The wholesome-looking Veronica, it turns out, is only recently out of prison, having served time for improper conduct with her devoted 17-year-old student Clive (Alexandre Bourgeois). All evidence suggests that she did nothing untoward, having been framed for sexual harassment of a minor by school bus driver Mike (Rossif Sutherland) — a jealous incel type who makes little to no sense as a freestanding character, but does at least make “The Sweet Hereafter’s” shattered bus driver Dolores Driscoll look like a relative model of her profession. Veronica, nonetheless, was all too glad to go behind bars, for reasons gradually unlocked as we pivot to Jim, a widowed former restaurateur turned perennially crabby food health inspector, given to abusing his petty professional power as part of a personal revenge mission.

“He made a lot of odd choices,” Veronica admits to the priest. The script, for its part, makes several more, as it lurches further into the past to tease out assorted criss-crossing threads of ripe, deranged tragedy involving Veronica’s mother, her old music teacher, her high school boyfriend and, yes, her childhood pet rabbit. Despite their integral collective role in the mountingly ludicrous narrative, none of these figures emerges as a character in any meaningful sense, which limits our emotional investment in the whole stew — though the rabbit, to be fair, is pretty charming. (It’s spared the grim fate of deep-fried ears, but Egoyan’s script otherwise inflicts more indignities on the humble domestic bunny than “Fatal Attraction’s” Alex Forrest can shake a stick at.)

Back in the more recent past, meanwhile, we spend an inordinate amount of time with the rigidly unsympathetic Jim as he scans establishment after establishment for food-handling violations and rodent feces — eventually, in the film’s weirdest of many flexes, fixating obsessively on an Armenian restaurant (whose bemused proprietress is played by Egoyan’s wife and regular collaborator Arsinée Khanjian) that becomes the hapless site of his messy, gut-spilling catharsis.

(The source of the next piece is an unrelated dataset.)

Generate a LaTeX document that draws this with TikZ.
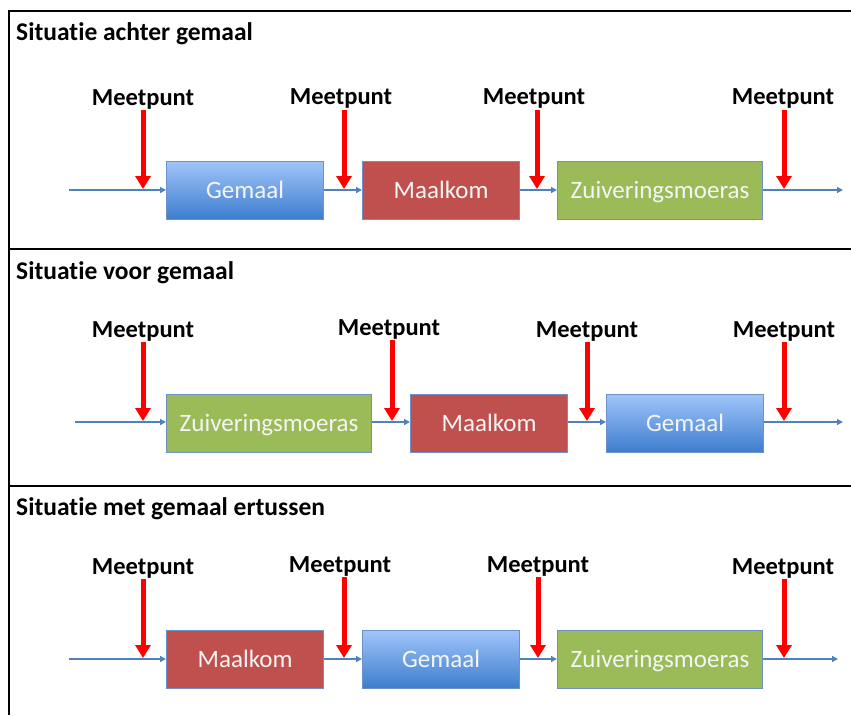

In terms of craft, it’s at least proficient, with Paul Sarossy’s autumn-chill lensing and Mychael Danna’s overbearing but glassily ornate score even providing sporadic glimpses of Egoyan’s former frosty artfulness. Performances, meanwhile, range from capable to overwrought. You can forgive any of the actors for not knowing how to play things: At once overplotted and under-reasoned, hysterical and stiffly earnest, “Guest of Honour” is finally one of those strenuously diagrammatic mysteries in which everything notionally connects, which isn’t quite the same as everything making even marginal emotional sense.

More perplexing still is why Egoyan has incorporated lightly remixed plot details from previous films — most notably 1994’s “Exotica,” with its comparable nesting of secrets, trauma and procedural inspection — to such cheapened effect. The impression is less one of cleverly metatextual self-referencing than strained grasping for past glories. “Why didn’t he tell me any of this?” a character wails at one point. “Because the script dictates it,” is the only sensible answer, for the film can’t summon any more belief in its heaving, unwieldy mass of soft logic and hard feelings than that. Title notwithstanding, “Guest of Honour” is more a soused party hanger-on, the kind who won’t stop chewing your ear off with tall stories and maudlin reminiscences.